Batıdaki müzik, kilise müziğinden doğdu. Bugün yeryüzünü kaplayan bozuk dinlerin hemen hepsinde, müzik ibadet halini almıştır. Müzikle, nefsler keyiflenmekte, şehvani duygular rahat bulmakta, ruhun gıdası olan ibadetler unutulmaktadır. İnsanı, alkolik ve morfinman gibi gaflet içinde, uyuşuk yaşatmaktadır. Böylece çok kimsenin ebedi saadetten mahrum kalmasına sebep olmaktadır. İslam dini, insanları bu felaketten korumuştur. Dinde reform isteyen eğitimci prof. ise, camide müzik konseri vererek, bizi bu felakete itmek istiyor. Ayrıca, Kur'an-ı kerimin felsefeleşmesini isteyip, (Kur'anı yeniden yorumlayıp zamana uydurmalı) diyor. Kur'an-ı kerimin zamana uymayan nesi vardır? Müslümanları Kur'an-ı kerime uydurmayıp da, Kur'an-ı kerimi zamanımızdaki insanlara uydurmak, ne kadar çirkin bir tekliftir. Her kafadan bir ses çıkartıp, müslümanlığı Hıristiyanlık gibi bozmak mı istiyor?

 

“Kur'anı her çağda, o asrın teknolojisine göre yeniden tefsir etmek gerekir” diyerek Kur'an-ı kerimi asra

uydurmaya çalışmak çok yanlıştır. Tefsir, moda kitabı değildir. Her çağa, göre değişik tefsir olmaz. Dinimiz eksik mi ki tamamlanacaktır? Yoksa fazlalık mı var ki çıkarılacaktır? Dinde eksiklik ve fazlalık olmadığı için yeni bir tefsire ihtiyaç olmaz. Dine yeni bir şey eklemek bid'at olur. Her çağa göre değişik tefsir yazmak, dini her asırda, bozmak demektir.

 

Kur'an-ı kerimin manasını, onun muhatabı olan Muhammed aleyhisselam bize bildirmiştir. Doğru tefsir kitabı Onun hadis-i şerifleridir. Tefsir âlimleri, tefsirlerini, Peygamber efendimizden ve Eshab-ı kiramdan naklederek meydana getirdiler. Bunların tefsirleri her asra uygundur. Kur'an-ı kerimin emirleri, her asırdaki insan için aynıdır. Önceki asırlar için başka, sonraki asırlar için başka manası yoktur. Kur'an-ı kerimi en iyi bilen Peygamber efendimizdir. Onun açıklamaları bellidir. Bundan farklı açıklamak, dini değiştirmek olur, reform olur.

 

Din, asra göre değişmez

Her asırda, her insana gereken iman ve ibadet aynıdır. Asra göre bunlar değiştirilemez.
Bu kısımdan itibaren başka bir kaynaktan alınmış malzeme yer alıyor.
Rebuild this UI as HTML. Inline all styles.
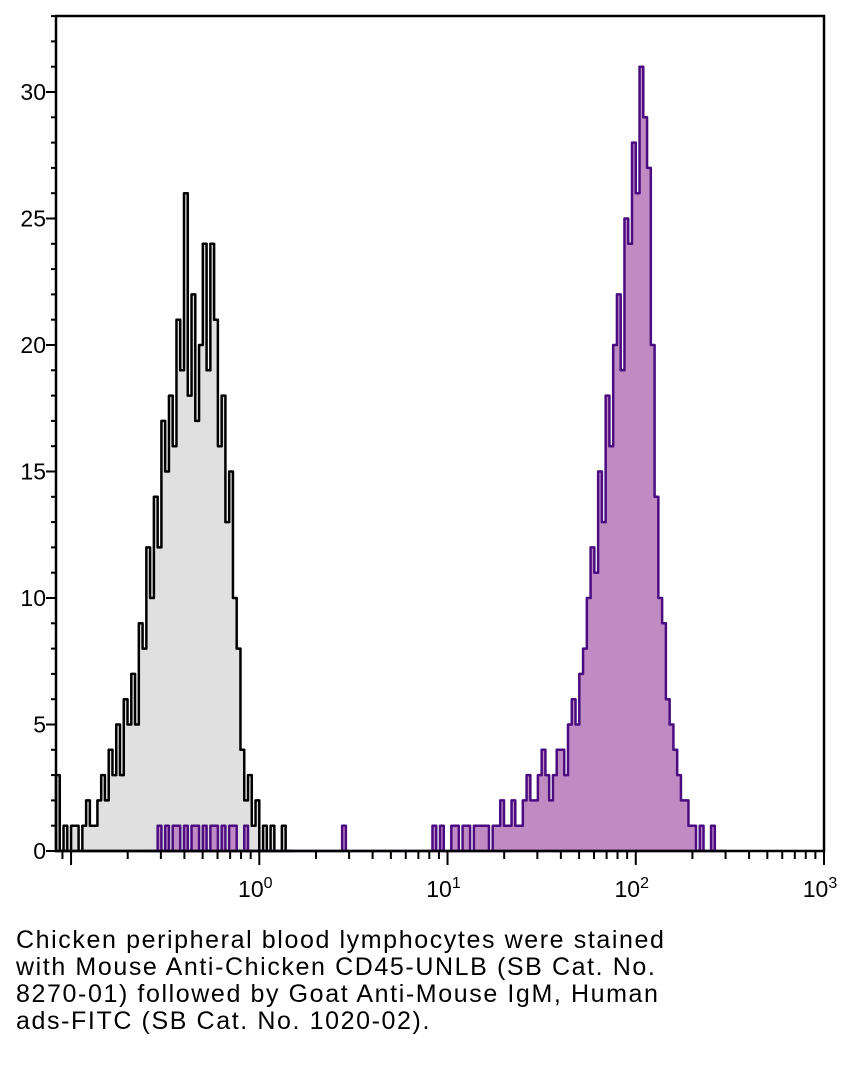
<!DOCTYPE html>
<html><head><meta charset="utf-8"><style>
body{margin:0;background:#fff;width:856px;height:1068px;overflow:hidden;font-family:"Liberation Sans",sans-serif}
#cap{position:absolute;left:16px;top:927px;font-size:25px;letter-spacing:1.6px;line-height:27px;color:#000;white-space:pre}
</style></head><body>
<svg id="chart" width="856" height="920" style="position:absolute;left:0;top:0"></svg>
<div id="cap">Chicken peripheral blood lymphocytes were stained
with Mouse Anti-Chicken CD45-UNLB (SB Cat. No.
8270-01) followed by Goat Anti-Mouse IgM, Human
ads-FITC (SB Cat. No. 1020-02).</div>
<script>
const greyStart = -1.08;
const greyValues = [3,0,1,0,1,1,0,1,2,1, 1,2,3,2,4,3,5,3,6,5, 7,5,9,8,12,10,14,12,17,15, 18,16,21,19,26,18,22,17,20,24, 19,24,21,16,18,13,15,10,8,4, 2,3,1,2,0,1,0,1,0,0, 1,0,0];
const purpleStart = -0.60;
const purpleValues = [0,0,0,1,0,1,0,1,1,0, 1,0,1,1,0,1,0,1,1,0, 1,0,1,1,0,0,1,0,0,0, 0,0,0,0,0,0,0,0,0,0, 0,0,0,0,0,0,0,0,0,0, 0,0,1,0,0,0,0,0,0,0, 0,0,0,0,0,0,0,0,0,0, 0,0,0,0,0,0,1,0,1,0, 0,1,1,0,1,1,0,1,1,1, 1,0,1,1,2,1,1,2,1,1, 2,3,2,2,3,4,3,2,3,4, 4,3,5,6,5,7,8,10,12,11, 15,13,18,16,20,22,19,25,24,28, 26,31,29,27,20,14,10,9,6,5, 4,3,2,2,1,1,0,1,0,0, 1,0,0,0];
const binWidth = 0.02;
const yTicks = [0,5,10,15,20,25,30];
const xDecades = [0,1,2,3];

const NS="http://www.w3.org/2000/svg";
const svg=document.getElementById('chart');
const L=56,R=824,T=16,B=851;
const xMin=-1.08,xMax=3.0,yMax=33;
const xs=v=>L+(v-xMin)/(xMax-xMin)*(R-L);
const ys=v=>B-v/30*(B-92);
function mk(tag,attrs){const e=document.createElementNS(NS,tag);for(const k in attrs)e.setAttribute(k,attrs[k]);svg.appendChild(e);return e;}
function series(start,vals){
  let d=`M${xs(start)},${ys(0)}`;
  vals.forEach((v,i)=>{const x0=xs(start+i*binWidth),x1=xs(start+(i+1)*binWidth);d+=`L${x0},${ys(v)}L${x1},${ys(v)}`;});
  d+=`L${xs(start+vals.length*binWidth)},${ys(0)}`;
  return d;
}
const g=mk('path',{d:series(greyStart,greyValues)+'Z',fill:'#e0e0e0',stroke:'#000','stroke-width':2.5,'stroke-linejoin':'round'});


const p=mk('path',{d:series(purpleStart,purpleValues)+'Z',fill:'#c08bc2',stroke:'#4b0c82','stroke-width':2.5,'stroke-linejoin':'round'});


const frame=mk('rect',{x:L,y:T,width:R-L,height:B-T,fill:'none',stroke:'#000','stroke-width':2.5});


for(let v=0;v<=yMax;v++){
  const y=ys(v);if(y<T)break;
  const major=v%5===0;
  mk('line',{x1:L,x2:L-(major?10:5),y1:y,y2:y,stroke:'#000','stroke-width':2});
}
yTicks.forEach(v=>{
  const t=mk('text',{x:46,y:ys(v)+8,'text-anchor':'end','font-size':23,'font-family':'Liberation Sans, sans-serif'});
  t.textContent=v;
  
  
});
for(let dcd=-2;dcd<3;dcd++){
  for(let m=1;m<10;m++){
    const lv=dcd+Math.log10(m);
    if(lv<xMin||lv>xMax)continue;
    const x=xs(lv);
    mk('line',{x1:x,x2:x,y1:B,y2:B+(m===1?14:8),stroke:'#000','stroke-width':2});
  }
}
mk('line',{x1:xs(3),x2:xs(3),y1:B,y2:B+14,stroke:'#000','stroke-width':2});
xDecades.forEach(k=>{
  const t=mk('text',{x:xs(k)-4,y:897,'text-anchor':'middle','font-size':23,'font-family':'Liberation Sans, sans-serif'});
  t.innerHTML='10<tspan dy="-9" font-size="16">'+k+'</tspan>';
  
  
});
</script>
</body></html>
Bundan yarım asır önce, İlahiyat Fakültesi profesörlerince namaz kılma şeklinin değiştirilmesi düşünülmüş, camilere “Asra göre modern ibadet aletleri” konulması teklif edilmişti.

 

“Zaman sana uymazsa, sen zamana uy” sözü doğrudur. Zamana uymak, zamanın gerektirdiği hususlara uymak demektir. Zamanın değişmesiyle, örf ve âdete ait hükümler değişebilir. Nassa [Kur'an ve hadislere], delile dayanan hükümler zamanla değişmez. Dine aykırı olmayan örf ve âdete ait hükümler değişirse, bunlara uymakta mahzur yoktur.

 

Herkes traktörle, kamyonla giderken, kağnı ile gitmek gerek diye ısrar edilmez. Fakat günah olan bir şey, herkes tarafından yapılsa, buna uyulmaz. Zamana ait işlerin değişmesine, zamanın değişmesi denmiştir. Böyle misaller Kur'an-ı kerimde de vardır. Mesela, (köy halkına sor) yerine, (köye sor)

denilmiştir. (Yusuf 82)

 

Türkçe’de de, (şu sınıf tembel) denir. Burada anlatılan, sınıfın kendisi değil, oradaki talebelerdir. Zamana uymak da, zamanın icabı olan faydalı işlere uymak demektir. Zararlı, günah olan şeylere uyulmaz.